--- Begin RECORDS TO PROCESS ---

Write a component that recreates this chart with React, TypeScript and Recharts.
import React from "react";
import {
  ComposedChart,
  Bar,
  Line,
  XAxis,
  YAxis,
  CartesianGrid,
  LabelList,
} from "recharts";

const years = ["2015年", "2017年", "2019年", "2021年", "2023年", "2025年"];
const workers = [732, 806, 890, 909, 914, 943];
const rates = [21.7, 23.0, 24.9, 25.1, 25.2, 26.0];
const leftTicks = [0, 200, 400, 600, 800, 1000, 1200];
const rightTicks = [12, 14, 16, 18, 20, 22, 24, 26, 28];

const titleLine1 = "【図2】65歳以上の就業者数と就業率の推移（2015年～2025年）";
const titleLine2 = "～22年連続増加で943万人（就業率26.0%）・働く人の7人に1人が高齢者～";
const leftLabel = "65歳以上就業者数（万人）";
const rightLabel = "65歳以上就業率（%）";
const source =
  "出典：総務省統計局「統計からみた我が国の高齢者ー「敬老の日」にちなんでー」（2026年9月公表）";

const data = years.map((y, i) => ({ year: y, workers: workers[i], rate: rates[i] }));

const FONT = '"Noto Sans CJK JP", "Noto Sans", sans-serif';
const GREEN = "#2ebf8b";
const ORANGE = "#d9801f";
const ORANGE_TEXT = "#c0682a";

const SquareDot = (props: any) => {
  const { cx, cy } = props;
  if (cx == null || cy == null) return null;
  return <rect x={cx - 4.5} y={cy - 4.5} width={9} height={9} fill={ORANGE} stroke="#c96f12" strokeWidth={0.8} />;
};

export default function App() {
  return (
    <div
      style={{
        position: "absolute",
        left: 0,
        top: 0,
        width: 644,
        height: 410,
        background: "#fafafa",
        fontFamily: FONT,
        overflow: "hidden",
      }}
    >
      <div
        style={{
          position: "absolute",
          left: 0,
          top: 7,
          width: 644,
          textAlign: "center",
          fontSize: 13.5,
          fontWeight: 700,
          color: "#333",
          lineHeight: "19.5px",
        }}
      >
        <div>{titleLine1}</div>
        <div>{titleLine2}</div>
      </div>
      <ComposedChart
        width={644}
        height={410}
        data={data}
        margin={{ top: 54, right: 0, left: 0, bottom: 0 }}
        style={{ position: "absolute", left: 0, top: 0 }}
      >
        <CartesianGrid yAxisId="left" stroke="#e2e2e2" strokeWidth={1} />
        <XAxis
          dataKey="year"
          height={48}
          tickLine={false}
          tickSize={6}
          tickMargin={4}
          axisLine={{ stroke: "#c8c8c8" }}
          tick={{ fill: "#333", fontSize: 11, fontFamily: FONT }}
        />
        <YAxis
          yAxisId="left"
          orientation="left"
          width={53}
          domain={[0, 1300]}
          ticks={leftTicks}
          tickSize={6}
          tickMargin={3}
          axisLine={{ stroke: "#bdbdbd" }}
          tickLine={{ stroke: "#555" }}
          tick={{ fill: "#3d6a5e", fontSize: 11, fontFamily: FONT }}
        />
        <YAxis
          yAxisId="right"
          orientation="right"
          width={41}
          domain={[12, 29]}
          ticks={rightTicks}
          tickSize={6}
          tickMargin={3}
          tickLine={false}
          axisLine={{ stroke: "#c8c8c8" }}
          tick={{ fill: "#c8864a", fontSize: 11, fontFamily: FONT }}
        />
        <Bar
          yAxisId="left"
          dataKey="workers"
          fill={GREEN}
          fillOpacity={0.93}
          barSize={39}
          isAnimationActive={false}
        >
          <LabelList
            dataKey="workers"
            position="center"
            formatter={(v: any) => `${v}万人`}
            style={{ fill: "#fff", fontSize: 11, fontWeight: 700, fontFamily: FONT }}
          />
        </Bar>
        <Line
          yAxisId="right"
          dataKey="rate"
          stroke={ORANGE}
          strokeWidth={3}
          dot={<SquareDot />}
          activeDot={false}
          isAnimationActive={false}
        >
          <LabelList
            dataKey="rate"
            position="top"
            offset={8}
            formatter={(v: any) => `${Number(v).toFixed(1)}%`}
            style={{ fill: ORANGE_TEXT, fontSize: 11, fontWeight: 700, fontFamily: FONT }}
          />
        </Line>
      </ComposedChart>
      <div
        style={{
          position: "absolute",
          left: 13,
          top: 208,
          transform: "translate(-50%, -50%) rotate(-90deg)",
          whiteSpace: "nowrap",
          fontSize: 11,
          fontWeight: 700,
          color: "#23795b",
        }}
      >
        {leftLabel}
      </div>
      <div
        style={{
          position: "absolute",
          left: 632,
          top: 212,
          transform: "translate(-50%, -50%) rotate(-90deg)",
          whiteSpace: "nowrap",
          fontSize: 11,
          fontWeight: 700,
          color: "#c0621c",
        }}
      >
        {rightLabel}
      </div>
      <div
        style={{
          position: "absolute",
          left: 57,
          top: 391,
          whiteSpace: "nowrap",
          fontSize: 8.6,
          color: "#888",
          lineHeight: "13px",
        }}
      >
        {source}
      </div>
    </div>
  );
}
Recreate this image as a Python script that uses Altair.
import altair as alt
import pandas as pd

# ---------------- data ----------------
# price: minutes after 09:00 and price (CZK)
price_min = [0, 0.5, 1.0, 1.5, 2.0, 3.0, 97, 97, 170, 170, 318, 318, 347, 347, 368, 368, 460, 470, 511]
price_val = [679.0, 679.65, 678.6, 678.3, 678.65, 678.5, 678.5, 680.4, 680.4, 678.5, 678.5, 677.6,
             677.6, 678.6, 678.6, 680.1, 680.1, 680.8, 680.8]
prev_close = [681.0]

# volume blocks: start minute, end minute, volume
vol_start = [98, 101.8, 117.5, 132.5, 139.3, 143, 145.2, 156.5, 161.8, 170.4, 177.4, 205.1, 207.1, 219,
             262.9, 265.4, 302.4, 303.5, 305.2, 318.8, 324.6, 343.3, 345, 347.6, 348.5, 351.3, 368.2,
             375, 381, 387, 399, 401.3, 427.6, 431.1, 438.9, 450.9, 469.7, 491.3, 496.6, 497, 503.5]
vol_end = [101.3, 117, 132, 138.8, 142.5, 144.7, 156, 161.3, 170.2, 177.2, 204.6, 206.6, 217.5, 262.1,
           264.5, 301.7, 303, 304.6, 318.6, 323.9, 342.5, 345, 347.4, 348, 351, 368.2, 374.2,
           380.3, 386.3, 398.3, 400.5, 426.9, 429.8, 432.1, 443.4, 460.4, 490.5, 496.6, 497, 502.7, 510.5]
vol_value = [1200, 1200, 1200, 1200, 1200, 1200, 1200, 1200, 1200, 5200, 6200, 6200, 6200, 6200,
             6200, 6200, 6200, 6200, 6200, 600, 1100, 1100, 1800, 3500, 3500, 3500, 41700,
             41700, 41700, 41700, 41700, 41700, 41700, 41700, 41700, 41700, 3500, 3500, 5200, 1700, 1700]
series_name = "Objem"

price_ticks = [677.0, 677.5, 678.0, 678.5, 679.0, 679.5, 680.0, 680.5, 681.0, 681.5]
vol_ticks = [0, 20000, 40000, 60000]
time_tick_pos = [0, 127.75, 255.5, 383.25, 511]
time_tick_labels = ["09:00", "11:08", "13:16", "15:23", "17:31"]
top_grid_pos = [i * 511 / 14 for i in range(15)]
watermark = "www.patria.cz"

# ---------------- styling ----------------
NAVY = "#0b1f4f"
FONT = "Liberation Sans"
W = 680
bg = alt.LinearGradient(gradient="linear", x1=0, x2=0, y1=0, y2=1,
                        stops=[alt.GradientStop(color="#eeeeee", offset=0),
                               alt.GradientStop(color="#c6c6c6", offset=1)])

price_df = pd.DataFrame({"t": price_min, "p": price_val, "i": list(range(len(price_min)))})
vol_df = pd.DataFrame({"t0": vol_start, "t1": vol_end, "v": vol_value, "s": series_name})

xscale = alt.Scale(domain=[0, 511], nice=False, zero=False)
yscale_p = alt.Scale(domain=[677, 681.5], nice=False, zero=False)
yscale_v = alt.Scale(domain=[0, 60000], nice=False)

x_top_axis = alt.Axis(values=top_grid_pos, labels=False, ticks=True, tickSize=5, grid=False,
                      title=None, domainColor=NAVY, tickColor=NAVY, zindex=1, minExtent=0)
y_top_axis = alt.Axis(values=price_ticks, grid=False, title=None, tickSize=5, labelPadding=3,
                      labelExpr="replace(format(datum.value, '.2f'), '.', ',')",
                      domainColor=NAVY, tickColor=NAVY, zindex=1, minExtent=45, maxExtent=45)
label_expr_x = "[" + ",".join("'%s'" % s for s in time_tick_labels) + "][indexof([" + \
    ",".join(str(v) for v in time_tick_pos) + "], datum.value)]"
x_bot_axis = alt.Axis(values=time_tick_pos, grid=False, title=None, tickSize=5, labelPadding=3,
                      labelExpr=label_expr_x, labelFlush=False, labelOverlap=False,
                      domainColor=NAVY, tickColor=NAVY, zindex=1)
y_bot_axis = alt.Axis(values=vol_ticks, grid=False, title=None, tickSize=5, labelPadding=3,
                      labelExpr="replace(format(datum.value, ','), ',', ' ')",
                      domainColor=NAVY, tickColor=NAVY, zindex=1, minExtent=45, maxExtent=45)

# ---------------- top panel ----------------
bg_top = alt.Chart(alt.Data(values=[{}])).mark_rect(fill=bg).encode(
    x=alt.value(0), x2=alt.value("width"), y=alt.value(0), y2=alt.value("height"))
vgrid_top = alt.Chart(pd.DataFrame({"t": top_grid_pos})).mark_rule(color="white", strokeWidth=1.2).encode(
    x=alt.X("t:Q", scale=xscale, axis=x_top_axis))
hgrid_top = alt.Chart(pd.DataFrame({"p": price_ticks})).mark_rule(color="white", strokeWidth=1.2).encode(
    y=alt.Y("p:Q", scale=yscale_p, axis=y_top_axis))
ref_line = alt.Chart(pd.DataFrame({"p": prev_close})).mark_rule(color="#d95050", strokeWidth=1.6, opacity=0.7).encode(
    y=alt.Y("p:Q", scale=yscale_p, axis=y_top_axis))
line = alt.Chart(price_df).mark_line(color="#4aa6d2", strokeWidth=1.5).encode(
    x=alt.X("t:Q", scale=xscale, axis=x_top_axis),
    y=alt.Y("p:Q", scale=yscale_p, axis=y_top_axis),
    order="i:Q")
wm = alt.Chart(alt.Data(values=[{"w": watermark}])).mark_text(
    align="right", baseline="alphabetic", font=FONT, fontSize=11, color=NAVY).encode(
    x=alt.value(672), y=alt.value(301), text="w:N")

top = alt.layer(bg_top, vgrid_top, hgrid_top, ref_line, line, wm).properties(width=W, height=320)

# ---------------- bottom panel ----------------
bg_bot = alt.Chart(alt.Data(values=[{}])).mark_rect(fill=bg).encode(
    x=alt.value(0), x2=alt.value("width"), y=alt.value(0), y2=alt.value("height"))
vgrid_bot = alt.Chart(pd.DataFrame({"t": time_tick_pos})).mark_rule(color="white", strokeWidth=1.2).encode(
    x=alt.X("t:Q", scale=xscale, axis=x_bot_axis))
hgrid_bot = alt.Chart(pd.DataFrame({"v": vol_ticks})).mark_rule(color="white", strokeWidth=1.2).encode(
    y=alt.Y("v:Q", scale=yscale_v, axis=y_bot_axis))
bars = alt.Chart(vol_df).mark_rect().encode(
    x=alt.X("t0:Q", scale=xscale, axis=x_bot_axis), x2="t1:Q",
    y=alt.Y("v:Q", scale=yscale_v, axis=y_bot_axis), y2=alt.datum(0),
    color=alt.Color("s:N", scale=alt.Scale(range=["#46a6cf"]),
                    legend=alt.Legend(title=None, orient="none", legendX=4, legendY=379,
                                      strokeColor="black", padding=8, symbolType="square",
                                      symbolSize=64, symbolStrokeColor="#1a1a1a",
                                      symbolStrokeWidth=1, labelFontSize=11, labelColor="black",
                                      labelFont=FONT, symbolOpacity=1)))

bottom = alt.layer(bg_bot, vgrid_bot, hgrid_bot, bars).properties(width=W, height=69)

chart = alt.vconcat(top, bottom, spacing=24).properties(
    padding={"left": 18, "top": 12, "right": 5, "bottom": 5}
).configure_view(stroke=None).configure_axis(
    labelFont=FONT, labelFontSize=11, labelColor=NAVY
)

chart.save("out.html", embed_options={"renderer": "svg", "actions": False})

--- End RECORDS TO PROCESS ---
--- Begin RECORDS TO PROCESS ---

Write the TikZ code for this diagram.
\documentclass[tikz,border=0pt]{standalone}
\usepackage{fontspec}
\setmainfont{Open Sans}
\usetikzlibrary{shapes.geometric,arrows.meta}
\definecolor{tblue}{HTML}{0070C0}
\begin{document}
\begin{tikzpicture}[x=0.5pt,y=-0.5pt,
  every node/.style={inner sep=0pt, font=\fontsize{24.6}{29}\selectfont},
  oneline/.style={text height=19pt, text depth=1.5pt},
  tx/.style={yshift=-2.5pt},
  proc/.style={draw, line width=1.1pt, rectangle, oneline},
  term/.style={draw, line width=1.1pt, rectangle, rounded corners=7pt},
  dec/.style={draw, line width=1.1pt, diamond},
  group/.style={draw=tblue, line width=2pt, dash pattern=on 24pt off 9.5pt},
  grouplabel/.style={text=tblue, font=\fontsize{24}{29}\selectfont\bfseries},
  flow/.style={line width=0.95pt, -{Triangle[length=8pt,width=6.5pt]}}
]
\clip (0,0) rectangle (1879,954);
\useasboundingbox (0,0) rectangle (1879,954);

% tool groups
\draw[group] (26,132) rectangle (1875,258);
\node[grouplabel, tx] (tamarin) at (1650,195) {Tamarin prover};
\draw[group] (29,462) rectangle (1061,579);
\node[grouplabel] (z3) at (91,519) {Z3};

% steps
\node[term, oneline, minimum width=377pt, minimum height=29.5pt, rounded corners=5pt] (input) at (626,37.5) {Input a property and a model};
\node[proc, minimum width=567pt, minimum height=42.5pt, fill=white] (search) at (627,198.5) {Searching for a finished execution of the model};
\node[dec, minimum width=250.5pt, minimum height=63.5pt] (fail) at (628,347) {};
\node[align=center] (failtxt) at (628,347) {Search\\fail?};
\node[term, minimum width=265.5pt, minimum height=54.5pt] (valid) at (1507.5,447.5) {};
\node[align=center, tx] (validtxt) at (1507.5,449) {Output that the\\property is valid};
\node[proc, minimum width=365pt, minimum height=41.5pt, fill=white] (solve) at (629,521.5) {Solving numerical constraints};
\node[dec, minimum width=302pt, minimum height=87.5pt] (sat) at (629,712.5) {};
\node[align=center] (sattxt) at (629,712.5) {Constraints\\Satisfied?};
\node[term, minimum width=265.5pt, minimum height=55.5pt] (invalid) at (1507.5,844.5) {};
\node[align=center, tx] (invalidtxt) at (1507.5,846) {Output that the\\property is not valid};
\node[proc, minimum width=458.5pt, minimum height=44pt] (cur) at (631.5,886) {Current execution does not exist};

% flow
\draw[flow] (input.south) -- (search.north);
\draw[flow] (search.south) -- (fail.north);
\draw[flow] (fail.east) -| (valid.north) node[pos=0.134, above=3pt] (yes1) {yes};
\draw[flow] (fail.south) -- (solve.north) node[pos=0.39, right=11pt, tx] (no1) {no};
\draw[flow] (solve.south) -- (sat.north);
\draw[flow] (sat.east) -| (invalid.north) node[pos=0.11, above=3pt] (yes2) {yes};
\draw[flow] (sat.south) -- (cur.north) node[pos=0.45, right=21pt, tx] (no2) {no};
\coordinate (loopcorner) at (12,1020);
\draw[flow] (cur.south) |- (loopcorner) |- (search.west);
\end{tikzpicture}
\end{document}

--- End RECORDS TO PROCESS ---
--- Begin RECORDS TO PROCESS ---

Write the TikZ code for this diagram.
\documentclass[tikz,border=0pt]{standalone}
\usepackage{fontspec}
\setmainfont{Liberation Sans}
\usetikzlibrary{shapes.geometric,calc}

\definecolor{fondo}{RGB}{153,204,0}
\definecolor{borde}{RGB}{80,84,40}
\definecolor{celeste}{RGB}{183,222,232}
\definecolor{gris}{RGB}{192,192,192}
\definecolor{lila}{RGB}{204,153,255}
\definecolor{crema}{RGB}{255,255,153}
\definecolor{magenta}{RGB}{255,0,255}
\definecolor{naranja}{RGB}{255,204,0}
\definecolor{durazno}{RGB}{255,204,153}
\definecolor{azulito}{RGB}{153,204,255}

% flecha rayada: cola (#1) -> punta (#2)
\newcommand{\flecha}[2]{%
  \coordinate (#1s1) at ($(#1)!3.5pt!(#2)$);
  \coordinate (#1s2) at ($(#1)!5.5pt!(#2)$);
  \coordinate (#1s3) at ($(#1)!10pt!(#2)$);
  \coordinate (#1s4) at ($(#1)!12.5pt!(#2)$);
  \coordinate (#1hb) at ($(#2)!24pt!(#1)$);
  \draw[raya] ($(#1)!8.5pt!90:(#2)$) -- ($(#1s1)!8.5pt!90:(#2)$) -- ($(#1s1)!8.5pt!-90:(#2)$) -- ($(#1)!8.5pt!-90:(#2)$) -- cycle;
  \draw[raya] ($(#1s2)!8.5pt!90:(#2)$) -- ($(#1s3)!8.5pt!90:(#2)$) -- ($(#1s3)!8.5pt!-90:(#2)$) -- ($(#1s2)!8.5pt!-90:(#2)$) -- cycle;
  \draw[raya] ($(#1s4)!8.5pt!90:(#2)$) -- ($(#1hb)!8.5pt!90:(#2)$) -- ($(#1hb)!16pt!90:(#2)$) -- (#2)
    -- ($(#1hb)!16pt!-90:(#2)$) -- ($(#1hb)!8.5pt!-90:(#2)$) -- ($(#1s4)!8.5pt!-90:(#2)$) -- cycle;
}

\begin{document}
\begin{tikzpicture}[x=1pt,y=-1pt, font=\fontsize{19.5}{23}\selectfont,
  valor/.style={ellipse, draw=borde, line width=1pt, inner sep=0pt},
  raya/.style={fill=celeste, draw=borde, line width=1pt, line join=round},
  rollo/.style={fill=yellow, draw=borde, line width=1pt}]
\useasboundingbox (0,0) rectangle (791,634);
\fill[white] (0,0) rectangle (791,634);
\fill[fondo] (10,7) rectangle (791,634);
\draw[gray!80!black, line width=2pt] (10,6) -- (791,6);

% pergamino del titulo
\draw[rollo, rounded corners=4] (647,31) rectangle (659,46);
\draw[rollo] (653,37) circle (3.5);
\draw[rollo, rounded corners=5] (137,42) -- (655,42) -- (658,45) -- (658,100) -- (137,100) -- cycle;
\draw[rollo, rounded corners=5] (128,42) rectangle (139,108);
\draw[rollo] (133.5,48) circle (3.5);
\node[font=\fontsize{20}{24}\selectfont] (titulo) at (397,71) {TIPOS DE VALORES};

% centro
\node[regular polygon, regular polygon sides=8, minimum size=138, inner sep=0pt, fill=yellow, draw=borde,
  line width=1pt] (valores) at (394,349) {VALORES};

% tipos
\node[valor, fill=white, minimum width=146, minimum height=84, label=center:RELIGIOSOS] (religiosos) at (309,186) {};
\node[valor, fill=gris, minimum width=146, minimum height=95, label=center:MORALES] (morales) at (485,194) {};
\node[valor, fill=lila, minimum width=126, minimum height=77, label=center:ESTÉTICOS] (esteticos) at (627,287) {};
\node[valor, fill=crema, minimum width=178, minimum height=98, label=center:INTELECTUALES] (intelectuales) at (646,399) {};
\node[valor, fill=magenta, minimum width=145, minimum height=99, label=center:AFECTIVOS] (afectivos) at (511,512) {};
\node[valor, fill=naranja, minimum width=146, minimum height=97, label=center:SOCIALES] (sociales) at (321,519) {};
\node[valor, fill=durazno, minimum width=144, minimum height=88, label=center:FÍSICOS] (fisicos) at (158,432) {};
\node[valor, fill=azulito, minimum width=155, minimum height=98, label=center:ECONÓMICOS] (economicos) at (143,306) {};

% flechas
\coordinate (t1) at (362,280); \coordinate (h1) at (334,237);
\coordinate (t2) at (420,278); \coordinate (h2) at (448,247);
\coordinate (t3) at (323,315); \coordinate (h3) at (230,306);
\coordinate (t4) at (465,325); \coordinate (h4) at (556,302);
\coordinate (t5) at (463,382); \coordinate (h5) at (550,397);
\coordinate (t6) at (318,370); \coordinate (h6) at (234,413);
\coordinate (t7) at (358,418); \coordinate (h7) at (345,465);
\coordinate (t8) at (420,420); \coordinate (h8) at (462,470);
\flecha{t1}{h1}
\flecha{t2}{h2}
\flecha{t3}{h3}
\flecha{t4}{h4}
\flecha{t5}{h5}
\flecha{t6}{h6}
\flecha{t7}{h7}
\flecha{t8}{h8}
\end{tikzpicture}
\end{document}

--- End RECORDS TO PROCESS ---

• [WHAT IS REQUIRED] Output exactly those lines that lie from the line with "Recreate this image" through the line with "import pandas as pd", with both of those lines included.

• [WRITTEN REPLY]
Recreate this image as a Python script that uses Altair.
import altair as alt
import pandas as pd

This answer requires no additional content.